The bank resolution process is time-critical. A resolved bank needs to have liquidity in place when it opens on the Monday morning after the resolution weekend. This means that any ELA will have to be granted over the weekend. Thus, an application for ELA will have to be submitted and processed as a part of the immediate resolution work. Remember, though, that Norges Bank may not extend credit until a legally binding decision has been made to recapitalise the bank.

It has traditionally been thought that a stigma is attached to a bank receiving ELA.  This is probably a correct assessment of a bank in distress but not in resolution. Immediately after a bank has been placed under resolution, news that it has also received temporary ELA from the central bank could instead have a positive effect. It sends a signal that the central bank has confidence in the resolution and recapitalisation that has taken place. It also strengthens market and public confidence that the bank is liquid. It should therefore be in the interest of all concerned to make public the fact that the resolved bank is receiving temporary liquidity assistance from the central bank.  

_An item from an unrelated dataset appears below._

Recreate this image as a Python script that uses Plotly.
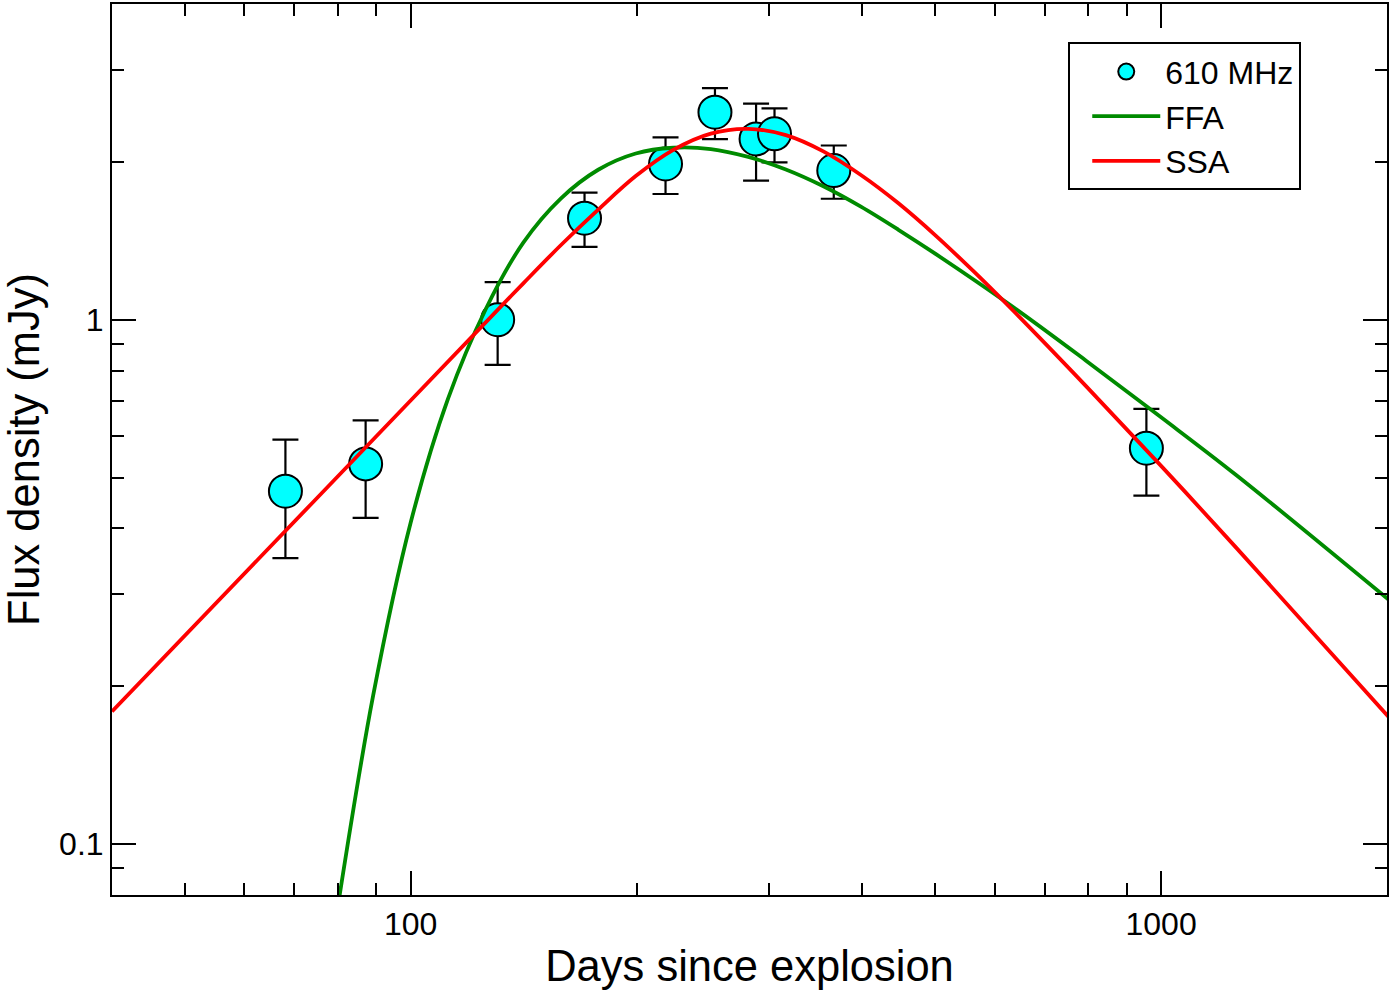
import math
import plotly.graph_objects as go

# ---- data ----
days = [68.1, 87.1, 130.6, 170.5, 218.6, 254.4, 288.6, 305.4, 366.3, 955.9]
flux = [0.471, 0.531, 1.0, 1.562, 1.982, 2.487, 2.212, 2.262, 1.925, 0.569]
flux_err = [0.12, 0.112, 0.18, 0.185, 0.245, 0.277, 0.37, 0.267, 0.224, 0.107]

# FFA model curve
ffa_days = [79.43, 89.13, 100.0, 112.2, 125.9, 141.3, 158.5, 177.8, 199.5, 223.9,
            251.2, 281.8, 316.2, 354.8, 398.1, 446.7, 501.2, 631.0, 794.3, 1000.0,
            1258.9, 2023.0]
ffa_flux = [0.07129, 0.1919, 0.4102, 0.7079, 1.0471, 1.4028, 1.7022, 1.9320, 2.0749, 2.1281,
            2.1159, 2.0440, 1.9343, 1.7969, 1.6429, 1.4842, 1.3335, 1.0641, 0.8356, 0.6516,
            0.5058, 0.2904]

# SSA model curve
ssa_days = [40.0, 63.1, 100.0, 125.9, 141.3, 158.5, 177.8, 199.5, 223.9, 251.2,
            281.8, 316.2, 354.8, 398.1, 446.7, 501.2, 562.3, 631.0, 794.3, 1000.0,
            1258.9, 2023.0]
ssa_flux = [0.1791, 0.3532, 0.7015, 0.9886, 1.1734, 1.3868, 1.6218, 1.8793, 2.1086, 2.2646,
            2.3121, 2.2491, 2.0941, 1.8880, 1.6672, 1.4454, 1.2375, 1.0507, 0.7472, 0.5265,
            0.3677, 0.1730]

x_major = [100, 1000]
x_major_text = ["100", "1000"]
x_minor = [50, 60, 70, 80, 90, 200, 300, 400, 500, 600, 700, 800, 900, 2000]
y_major = [0.1, 1]
y_major_text = ["0.1", "1"]
y_minor = [0.09, 0.2, 0.3, 0.4, 0.5, 0.6, 0.7, 0.8, 0.9, 2, 3, 4]

FONT = "Liberation Sans, Arial, Helvetica, sans-serif"

fig = go.Figure()

fig.add_trace(go.Scatter(
    x=days, y=flux, mode="markers", name="610 MHz",
    marker=dict(size=33, color="#00FFFF", line=dict(color="black", width=2)),
    error_y=dict(type="data", array=flux_err, color="black", thickness=2.2, width=13),
))
fig.add_trace(go.Scatter(
    x=ffa_days, y=ffa_flux, mode="lines", name="FFA",
    line=dict(color="#008B00", width=3.8, shape="spline", smoothing=1.0),
))
fig.add_trace(go.Scatter(
    x=ssa_days, y=ssa_flux, mode="lines", name="SSA",
    line=dict(color="#FF0000", width=3.8, shape="spline", smoothing=1.0),
))

axis_common = dict(
    type="log", showgrid=False, zeroline=False,
    showline=True, linewidth=2, linecolor="black", mirror="allticks",
    ticks="inside", ticklen=24, tickwidth=2, tickcolor="black",
    tickfont=dict(size=32, color="black", family=FONT),
)

fig.update_xaxes(
    **axis_common,
    range=[math.log10(40), math.log10(2000)],
    tickmode="array", tickvals=x_major, ticktext=x_major_text,
    minor=dict(tickmode="array", tickvals=x_minor, ticks="inside", ticklen=12,
               tickwidth=2, tickcolor="black", showgrid=False),
    title=dict(text="Days since explosion", font=dict(size=43.5, color="black", family=FONT),
               standoff=9),
)
fig.update_yaxes(
    **axis_common,
    range=[math.log10(0.08), math.log10(4)],
    tickmode="array", tickvals=y_major, ticktext=y_major_text,
    minor=dict(tickmode="array", tickvals=y_minor, ticks="inside", ticklen=12,
               tickwidth=2, tickcolor="black", showgrid=False),
    title=dict(text="Flux density (mJy)", font=dict(size=43.5, color="black", family=FONT),
               standoff=22),
)

fig.update_layout(
    width=1392, height=994,
    margin=dict(l=112, r=5, t=4, b=99, autoexpand=False),
    plot_bgcolor="white", paper_bgcolor="white",
    font=dict(family=FONT, color="black"),
    showlegend=True,
    legend=dict(
        x=0.75, y=0.957, xanchor="left", yanchor="top",
        bordercolor="black", borderwidth=2, bgcolor="white",
        font=dict(size=32, color="black", family=FONT),
        itemsizing="trace", itemwidth=68, indentation=17,
    ),
)

fig.write_html("out.html")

To conclude, liquidity assistance provided in the form of ELA from the central bank will never be a long-term solution for a resolved bank. ELA must only be a short-lived bridge to normal operation. ELA to a newly resolved bank will immediately improve the bank’s liquidity, which will in turn strengthen confidence in the bank’s viability. The resolution process – with recapitalisation – and ELA are thusdesigned to enable the bank to regain access to market funding and remove its need for ELA.

Thank you for your attention. 


  1. See Memorandum of Understanding on Cooperation regarding Banks with Cross-Border Establishments between the Central Banks of Denmark, Estonia, Finland, Iceland, Latvia, Lithuania, Norway and Sweden
  2. See p. 21 of Norges Bank’s consultation response to Official Norwegian Reports NOU 2017:13: New central bank act.